Девять лет спустя, когда из Петровского завода нас перевели на поселение, и мы остановились проездом в Иркутске, Наквасины пригласили меня со всей моей семьей обедать. Они были совсем уже другие люди, говорили по-французски, а я уже по-русски могла выражаться, и они высказали, что обязаны не кому другому, как мне, своей цивилизацией, что со времени моего пребывания в их доме им многое сделалось понятным, и с гордостью показывали мне свое белье, которое, действительно, было превосходное: все из лучшего батиста и полотна.

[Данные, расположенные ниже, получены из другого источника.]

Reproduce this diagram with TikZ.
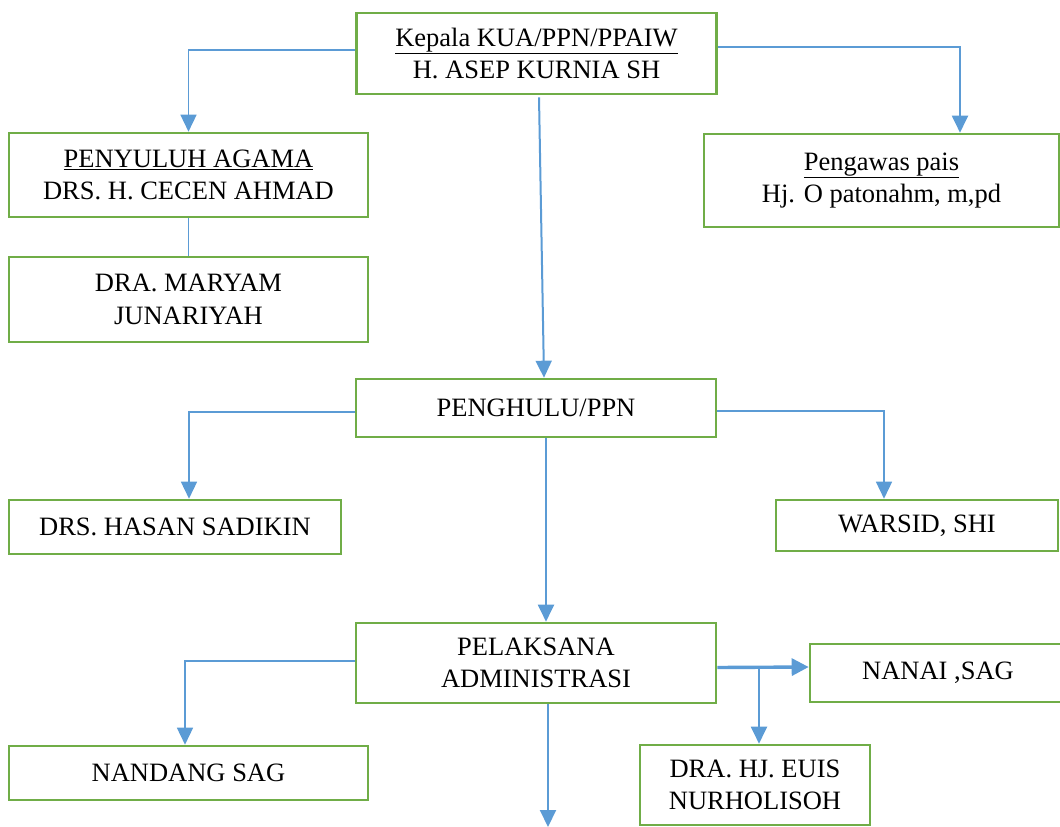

Наконец Цейдлер решился выпустить меня из Иркутска: 28 февраля 1828 года я получила бумаги, без которых выехать не могла. Конечно, после этого я стала немедленно собираться в дорогу. Тогда только мне сделалось известным, что я должна ехать в Читу. Наквасины предупредили меня, что там ничего нельзя будет достать. Тогда я закупила в Иркутске всякой провизии, посуды, одним словом, что только могла взять с собою. Особенно старалась захватить вина побольше, зная, насколько пребывание в крепости до отсылки в Сибирь изнурило всех и расстроило здоровье как Ивана Александровича Анненкова, так и других.
Людей, которые провожали меня, я не имела права везти далее. Из Петербурга было распоряжение оставлять их в Иркутске или отправлять обратно. Но Андрей бросился к моим ногам, со слезами просил взять его с собою и уверял, что он желает видеть своего барина и служить ему. Я поддалась его уверениям, хотя не любила его и знала некоторые его проделки еще в доме Анны Ивановны Анненковой, которые мне очень не нравились. Но он так упрашивал меня, что я наконец уступила просьбам и решилась оставить при себе, а Степана отправила обратно в Москву.
Глава тринадцатая
Отъезд из Иркутска – Обыск – Переправа через Байкал – Задержка в Верхнеудинске – Буряты – Встреча с тайшею
Выехала я из Иркутска 29 февраля 1828 года, довольно поздно вечером, чтобы на рассвете переехать через Байкал. Наквасины выехали далеко за город проводить меня. Губернатор заранее предупреждал, что перед отъездом вещи мои все будут осматривать, и когда узнал, что со мною есть ружье, то советовал его запрятать подальше. Но, главное, со мною было довольно много денег (2 тыс. руб.), о которых я, понятно, молчала. Тогда мне пришло в голову зашить деньги в черную тафту и спрятать в волосы, чему весьма способствовали тогдашние прически. Часы и цепочку я положила за образа так, что когда явились три чиновника, все в крестах, осматривать мои вещи, то они ничего не нашли.